Paweł Ignasiński: Strzelamy dużo goli, ale niewiele z tego wynika

Paweł Ignasiński zakończył sobotni mecz z GKS Katowice z mieszanymi uczuciami. Obrońca Warty pomagał kolegom w ofensywie i zaliczył asystę przy jednej z bramek Marcina Klatta. W tyłach zdarzały mu się jednak proste błędy, przez co Zieloni stracili trzy gole i musieli zadowolić się remisem. Jak 28-letni piłkarz ocenił swój występ?
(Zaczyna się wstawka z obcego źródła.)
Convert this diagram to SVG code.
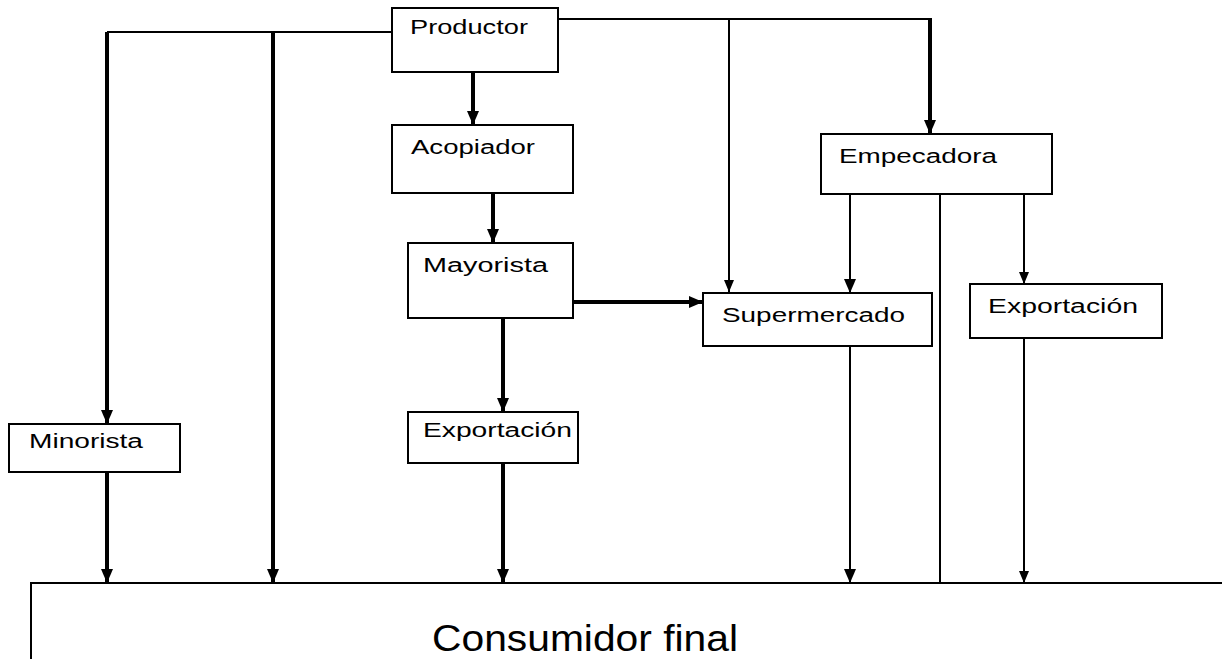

- Kolejny raz możemy rozpatrywać wynik bardziej jako stratę dwóch punktów niż zyskanie jednego. Gdy gramy na własnym stadionie, musimy zwyciężać, bez względu na to, kto jest rywalem - powiedział Paweł Ignasiński w rozmowie z portalem SportoweFakty.pl.

Oba zespoły stworzyły podobną ilość sytuacji strzeleckich, dlatego rezultat 3:3 nikogo nie krzywdzi. Tym samym jednak poznaniacy nie zdołali przełamać kompleksu katowiczan. Po powrocie do I ligi drużynie Bogusława Baniaka ani razu nie udało się pokonać tego przeciwnika. - Trudno powiedzieć, dlaczego tak się dzieje. Tym razem było teoretycznie najłatwiej, bo pierwszy raz podejmowaliśmy Gieksę w "ogródku". Myślę, że oba zespoły prezentują podobny poziom, dlatego widowiska są bardzo wyrównane. Faktem jest jednak, że mamy problem z osiąganiem dobrych wyników w spotkaniach z katowiczanami - dodał obrońca Zielonych.

Gospodarze rozpoczęli sobotni mecz bardzo ospale. W pewnym momencie przegrywali już 0:2 i tylko dzięki kontaktowemu trafieniu Marcina Klatta, które miało miejsce tuż przed przerwą, zdołali odrobić straty. - Nie da się ukryć, że początek meczu był w naszym wykonaniu słaby. Popełnialiśmy błędy w kryciu i były fragmenty, w których wyglądało to bardzo źle. Później przyszedł jednak moment otrzeźwienia. Zaczęliśmy gonić wynik, a kontaktowa bramka wyraźnie dodała nam skrzydeł - przyznał Ignasiński.

Słaba postawa defensywy Zielonych mogła dziwić, wszak przeciwko GKS ta formacja wystąpiła w optymalnym zestawieniu - z Adrianem Bartkowiakiem i Błażejem Jankowskim w roli stoperów. We wcześniejszych spotkaniach na tej pozycji zagrali niedoświadczony Maciej Wichtowski oraz nominalny pomocnik Alain Ngamayama, a mimo to poznański zespół stracił tylko jednego gola. Ignasińskiego taki stan rzeczy jednak nie dziwi. - To pokazuje, że nasza kadra jest bardzo wyrównana. Gdy na boisko wchodzi młodszy zawodnik, to nie odstaje od pozostałych, a czasami idzie mu nawet lepiej. Myślę, że tracenie bramek to problem gry obronnej całego zespołu i nie można obciążać winą poszczególnych zawodników. Przeciwko GKS zaliczyliśmy po prostu bardzo słaby początek i głównie dlatego musieliśmy gonić wynik - stwierdził 28-letni piłkarz.

W ubiegłym sezonie spośród bocznych defensorów Warty nieco lepiej spisywał się Przemysław Otuszewski, który często gościł pod polem karnym rywala i kilkakrotnie zaliczał asysty m. in. przy bramkach Marcina Klatta. Teraz role się odwróciły i w nowych rozgrywkach korzystniej pod tym względem prezentuje się Ignasiński. - Cieszę się, że już kilka razy udało mi się dograć piłkę do napastników. W ogóle strzelamy sporo goli i nasz dorobek punktowy powinien być zdecydowanie większy. Niestety w defensywie tak dobrze to nie wygląda. Jeśli uda nam się poprawić grę w tyłach, a skuteczność pozostanie na podobnym poziomie, to w niedługim czasie wyniki ulegną poprawie - zakończył.